Sometimes we might ask ourselves whose fault it is when things that once seemed familiar turned to be totally different and made the whole “best” situation just an out-of-date rubbish. When being in the process of fast changing, are the people who insisted the original and traditional life the ones who are false? Is this their fault to not be able to accept and adjust themselves to the new belief and environment? People who are born in this fast-moving society may think it is easy to catch on every new trend since it happens nearly everyday and becomes one thing they can get used to. But what about those who were born in last generation or earlier and who have already set up their own way and knowledge of dealing with things and living a life with their whole life experience? It seemed normal to persuade people to catch on whatever appeared new and get used to it as soon as possible since that is how people avoid being dropped out. But sometimes people may have paid too much effort and attention on it and turn it into a must-be-done task. People may not realize that it could be crucial to people of last generation or earlier to get rid of and deny the success of all the ways and knowledge they had and that was once necessary to live their life.
This is my second time to read the book “Things Fall Apart”, and it just brought me a totally different feeling from my last time to read it. The main character Okonkwo left the image of a strong but old-fashioned man to me, and sometimes I would think he was helpless with his own expert knowledge about how to rule and success his and his children’s life. I have to say I did not really like him at first since he seemed too arrogant about what he knew and what he had. He was obsessed with masculinity and with the strong body and spirit, along with the wealth he earned, he believed he was right about everything. He did not get enough satisfaction from taking control of his own life but tend to take in charge the life and destiny of all rest of his family members, and he was happy when seeing himself in his brave, strong and hard-working daughter which was a real comfort to him since he knew his daughter would be as same successful as himself by holding the same characteristic he had. When I first read it, the criticism of the invasion by white people was what I thought the most obvious core in this book.
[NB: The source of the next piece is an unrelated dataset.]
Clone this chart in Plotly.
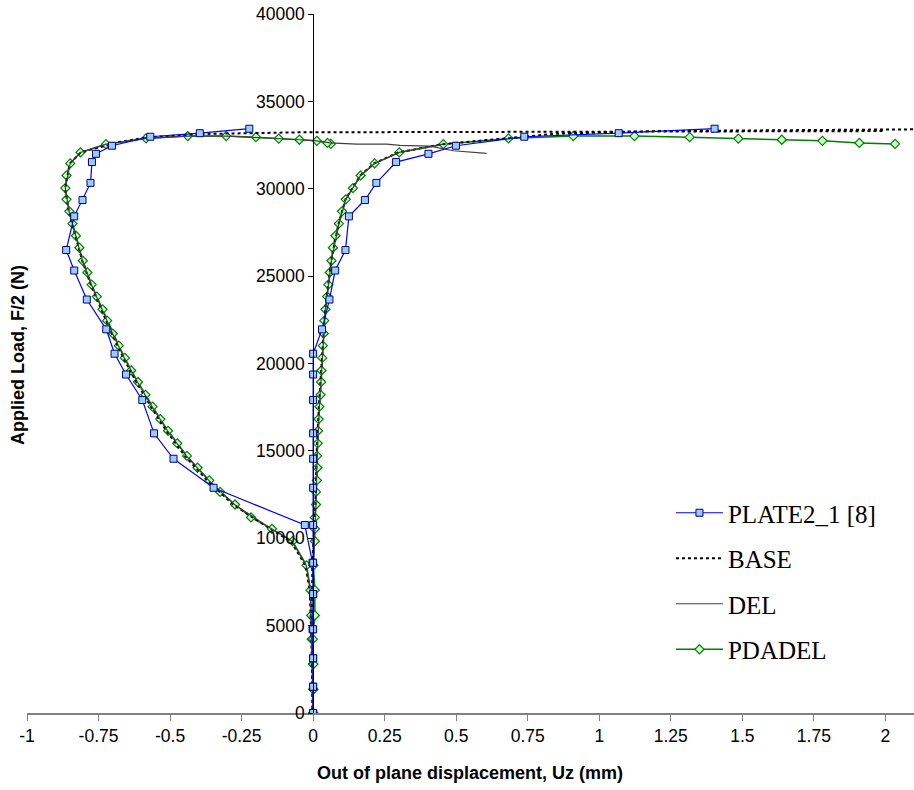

But when I read it for second time, I could not help rethinking the whole story from the perspective of how it would feel like by being one of those characters whose life was interrupted and who were forced to give in and accept the change, especially how the main character Okonkwo feel about the “new stuff”.  The last scene of Okonkwo which is he suicided himself to refuse to be taken by colonial court makes me want to spend more time to think why he did this to himself and when he tried to persuade crowds to resist white government but no one fight alongside Okonkwo, was he a pathetic clown? and was his death all a useless joke that had no power to make any difference? After the second time of finishing the book, It hits my mind that maybe Okonkwo was the only one left who was brave and strong enough to stand up and guard the assets and culture that his village built and he was the only one left trying to prove and keep the existence of he and the whole village.
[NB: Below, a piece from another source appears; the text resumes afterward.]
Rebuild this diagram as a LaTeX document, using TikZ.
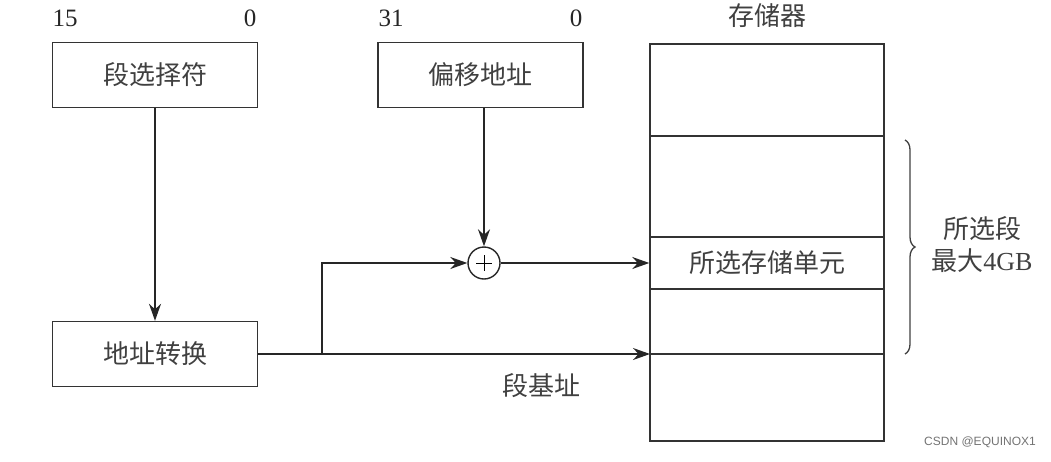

It cannot be denied that Okonkwo lived a traditional life and what he believed that is necessary to master for a successful life is no suit for today, but what he did for his culture and everything he was familiar with in his old days is so worth of people’s respect. He took advantage of all his life to protect what he valued and believed, even with his suicide, he was trying to protect the original look of his village by ending his life at when he held the whole life memory of how it looked like before the outsiders took place of it and also when he was still the resident of the village instead of the bender to the colony. It was so beautiful when he fought all his life and strength to defend what raised him, what defined and made him him. And I finally got how hard it would be for him to give in when someone tried to take over and bring big change to all the thing he was familiar with and believe. It should be hard. And the harder it is, the more it shows that how important and precious it is. And I finally understand it was not when someone comes to take over it but when there is no body left keeps their belief about the thing that makes all the things fall apart. What Okonkwo wished to do may be just to keep things all right where they are and avoid them being erased so he can keep it complete with his death.